3200 Pecos St.; 720-269-4778
Elk burger at 5280 Burger Bar
This just-opened Westminster burger joint is serving as something of a test kitchen for the Downtown flagship, which means there may be more to the menu at any given time than meets the eye. Killer case in point: chef Derek Baril’s elk burger, unlisted but available by request. Though the meat is undeniably gamy (an excellent thing in our book), it’s also surprisingly juicy and balanced by all sorts of toppings on a butter-toasted, house-baked bun: salty melted cheddar, crunchy onion strings, sharp sautéed jalapeños and creamy, cooling avocado spread. A glass of pink lemonade–blueberry sangria makes for a proper palate cleanser.
4301 Main St., Westminster; 303-825-1020
The Farm burger at Urban Farmer
This newcomer to the Oxford Hotel has its own butchery and dedicated pastry kitchen, and you can bet chef Chris Starkus makes use of both for this beauty. The grind’s about 30% grain- and corn-fed to 70% grass-fed beef to ensure the ideal fat content, enriched further by white cheddar and aïoli — but the pièce de résistance just may be the crisp-edged, house-baked English muffin that holds it together.
1659 Wazee St.; 303-262-6070
Beef cheek burger at Element Kitchen & Cocktail
Yeah, we get that loose meat on toast does not technically a burger make. But that’s what the acclaimed consulting chef for this hot new sports-bar upgrade, John Tesar, calls it, so who are we to argue — especially considering just how damn good it is? Mushroom aïoli enhances the umami of the intensely rich, tender, red wine–braised chunks of beef cheek; grilled whole wheat toast studded with seeds and nuts somehow supports it all. And the housemade potato chips win too.
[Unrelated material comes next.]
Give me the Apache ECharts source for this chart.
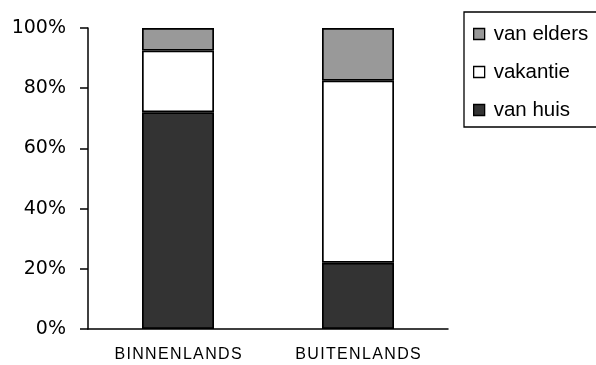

1134 Broadway; 303-353-1172
Prime hamburger at Concourse Restaurant Moderne
An 80/20 mix of Niman Ranch prime cuts may make for a foolproof patty, but the truth is we’d eat just about anything if it were nestled in chef Luke Bergman's caramelized onion–tomato brioche and presented with a side of foie gras sauce. Bergman roasts the liver in a pan he deglazes with honey and sherry vinegar, then emulsifies and whips it for an airy texture, putting everyday condiments to shame. (Speaking of burger-related indulgences, here's another tip: Concourse sibling Kaya Kitchen is now slinging bacon-cheeseburger dumplings for your guilty pleasure.)
10195 E. 29th Drive; 720-550-6934
Pimiento & pickle burger at Tupelo Honey Southern Kitchen & Bar
Why settle for plain old cheese and pickles on a burger when you can have pimiento cheese and fried pickles? That’s a question we never thought to ask until this big boy showed up. (You can always opt for collard greens cooked with pork belly rather than fries on the side if you want to pretend you're making a healthy choice here.)
1650 Wewatta St.; 720-274-0650
Wagyu bulgogi burger at Departure
If a burger isn't the first thing you'd think to order at Halcyon Cherry Creek's contemporary Asian den of swank, don't let that hold you back. This one's a Korean barbecue–inspired knockout, starring Wagyu beef smothered in zesty ssamjang with loads of browned onion and a fried egg to temper the spice but increase the mess (in a good way).
249 Columbine St.; 720-772-5020
QI burger at Quality Italian
As it turns out, there's another must-try at the Italian steakhouse right next door to Departure, distinguished by a blanket of gooey stracchino cheese and a garnish of kicky house-pickled peppers (not to mention steak fries on the side with aïoli for dipping). So maybe this calls for a bang-bang?
241 Columbine St.; 303-532-8888
50/50 burger at Next Door
We counted this one among our 20 things you should eat and drink this summer — but it’ll be every bit as good come autumn. The patty’s composed of equal parts beef and mushroom duxelles to deliver an earthy punch that's softened by creamy Swiss and sweet-and-sour balsamic onions; not only will you not miss the extra beef, you might be spoiled for future burgers devoid of delicious fungi.